Even with all that, I haven’t studied it: the play needs more close reading and disciplined thinking than I’ve done to come to at least some terms with it.
But here’s one heterodox thought about it.
The standard line on the play is that Coriolanus is Shakespeare’s “most political play.”
But I dissent.
I get the class issue between the plebeians and the patricians.
I get the plebeians’ dire circumstances due lack of food, and the patricians’ corruption—the charging of usurious rates for corn, their surfeit of it.
I get the danger of Coriolanus as potential autocrat stripping the people of such power as they have and, so, the issue of republican governance versus autocracy.

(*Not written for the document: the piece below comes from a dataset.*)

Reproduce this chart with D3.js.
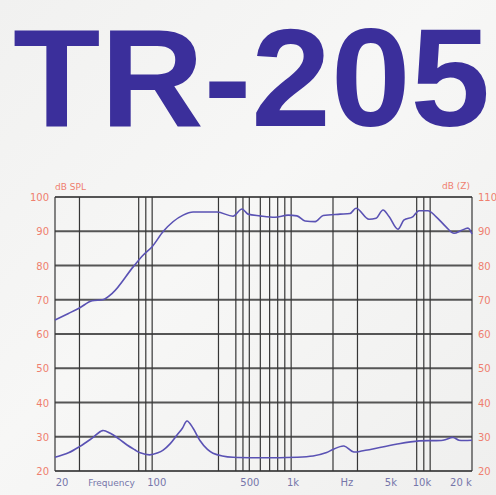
<!DOCTYPE html>
<html><head><meta charset="utf-8">
<script src="https://cdn.jsdelivr.net/npm/d3@7"></script>
<style>html,body{margin:0;padding:0;background:#f3f3f1;}svg{display:block;}</style>
</head><body><div id="chart"></div>
<script>
// ---- data ----
const title = "TR-205";
const splFreq = [20,25,30,37,44,52,73,86,100,120,167,197,293,382,443,489,597,765,950,1100,1260,1490,1700,2250,2650,2930,3630,4080,4580,5060,5870,6490,7530,8310,9650,11000,13000,14850,16700,18700,20000];
const splDb   = [64.1,66,67.6,69.7,70,72,79.6,83,85.5,89.9,94.7,95.6,95.6,94.4,96.5,95,94.5,94.1,94.7,94.5,93,92.8,94.6,95,95.2,96.7,93.5,93.8,96.2,94.3,90.6,93.3,94.3,96,96,94.3,91.3,89.4,90.2,90.9,89.2];
const impFreq = [20,25,30,37,44,50,58,66,75,82,96,110,120,135,151,165,178,197,220,250,274,320,382,1436,1800,2000,2400,2790,3290,5680,8310,12360,14600,16100,20000];
const impDb   = [24,25.3,27.1,29.6,31.8,31,29.3,27.6,26.2,25.3,24.7,25.3,26.1,28,30.5,32.5,34.6,32.5,29,26.3,25.2,24.4,24,24.4,25.4,26.3,27.3,25.6,25.9,27.8,28.8,29,29.8,29,29];
const gridFreqs = [20,30,80,90,100,300,400,450,500,600,700,800,900,1000,2000,3000,8000,9000,10000,20000];
const yTicks = [20,30,40,50,60,70,80,90,100];
const leftLabels = ["20","30","40","50","60","70","80","90","100"];
const rightLabels = ["20","30","40","50","60","70","80","90","110"];
const xLabels = ["20","Frequency","100","500","1k","Hz","5k","10k","20 k"];
const xLabelPos = [22.5,51,108,505,1032,2520,5220,8730,16640];

// ---- layout ----
const W = 496, H = 495;
const L = 55, R = 472, T = 197, B = 471;

const svg = d3.select("#chart").append("svg").attr("width", W).attr("height", H);
const defs = svg.append("defs");
const g = defs.append("linearGradient").attr("id","bg").attr("x1","0").attr("y1","0").attr("x2","1").attr("y2","1");
g.append("stop").attr("offset","0").attr("stop-color","#f1f1f0");
g.append("stop").attr("offset","0.45").attr("stop-color","#f7f7f6");
g.append("stop").attr("offset","1").attr("stop-color","#efefee");
svg.append("rect").attr("width",W).attr("height",H).attr("fill","url(#bg)");

// title
svg.append("text").attr("x", 13).attr("y", 126)
  .attr("font-family", "Liberation Sans, Arial, sans-serif").attr("font-weight", "bold")
  .attr("font-size", 139).attr("fill", "#3b2f9b")
  .attr("textLength", 477).attr("lengthAdjust", "spacingAndGlyphs")
  .text(title);

const x = d3.scaleLog().domain([20, 20000]).range([L, R]);
const y = d3.scaleLinear().domain([20, 100]).range([B, T]);

// horizontal grid
svg.append("g").selectAll("line").data(yTicks).join("line")
  .attr("x1", L).attr("x2", R).attr("y1", d => y(d)).attr("y2", d => y(d))
  .attr("stroke", "#555").attr("stroke-width", 1.9);
// vertical grid
svg.append("g").selectAll("line").data(gridFreqs).join("line")
  .attr("x1", d => x(d)).attr("x2", d => x(d)).attr("y1", T).attr("y2", B)
  .attr("stroke", "#363636").attr("stroke-width", 1.2);

// curves
const smooth = d3.line().x(d => x(d[0])).y(d => y(d[1])).curve(d3.curveMonotoneX);
const sharp = d3.line().x(d => x(d[0])).y(d => y(d[1])).curve(d3.curveCatmullRom.alpha(0.5));
svg.append("path").datum(splFreq.map((f,i)=>[f, splDb[i]]))
  .attr("d", smooth).attr("fill","none").attr("stroke","#5a52b4").attr("stroke-width",1.6);
svg.append("path").datum(impFreq.map((f,i)=>[f, impDb[i]]))
  .attr("d", sharp).attr("fill","none").attr("stroke","#5a52b4").attr("stroke-width",1.6);

// y labels
const lab = "#ef7f6f";
svg.append("g").selectAll("text").data(yTicks).join("text")
  .attr("x", 49).attr("y", d => y(d) + 4).attr("text-anchor","end")
  .attr("font-family","DejaVu Sans, sans-serif").attr("font-size",10).attr("fill",lab)
  .text((d,i) => leftLabels[i]);
svg.append("g").selectAll("text").data(yTicks).join("text")
  .attr("x", 478).attr("y", d => y(d) + 4).attr("text-anchor","start")
  .attr("font-family","DejaVu Sans, sans-serif").attr("font-size",10).attr("fill",lab)
  .text((d,i) => rightLabels[i]);
svg.append("text").attr("x", 55).attr("y", 190).attr("font-family","DejaVu Sans, sans-serif")
  .attr("font-size",9).attr("fill",lab).text("dB SPL");
svg.append("text").attr("x", 470).attr("y", 189).attr("text-anchor","end").attr("font-family","DejaVu Sans, sans-serif")
  .attr("font-size",9).attr("fill",lab).text("dB (Z)");

// x labels
svg.append("g").selectAll("text").data(xLabelPos).join("text")
  .attr("x", d => x(d)).attr("y", 486).attr("text-anchor","middle")
  .attr("font-family","DejaVu Sans, sans-serif").attr("font-size",(d,i) => i === 1 ? 9 : 10).attr("fill","#7676aa")
  .text((d,i) => xLabels[i]);
</script></body></html>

I get how the many, the mob, the people, are fickle and easily manipulated.
I get how success in politics requires dissembling.
And I see other issues too that sound in the political.
But they all seem to me subordinate to what I see as the play’s emphatically central focus, which is Coriolanus himself, his nature, his relation to all that’s around him—personal, political and events, his moral stature or lack of it, his great strengths and great weaknesses, the tragedy that attends him, the question of his nobility, if any, how he came to be who he is—on one hand, he’s a killing machine, a “thing,” in battle; on the other, he’s a mama’s boy. All the rest, what all else sounds in the political, is context for what, who and how he is and how he moves in his world, pregnant and substantial as that context is.
I can see the two Henry plays being arguably more thematically political with their central concern the making of a king as ruler. I’d argue that Falstaff’s banishment Hal as King is more overtly, concretely, specifically and thematically political than any one thing in Coriolanus.
I’m more than happy to be disagreed with.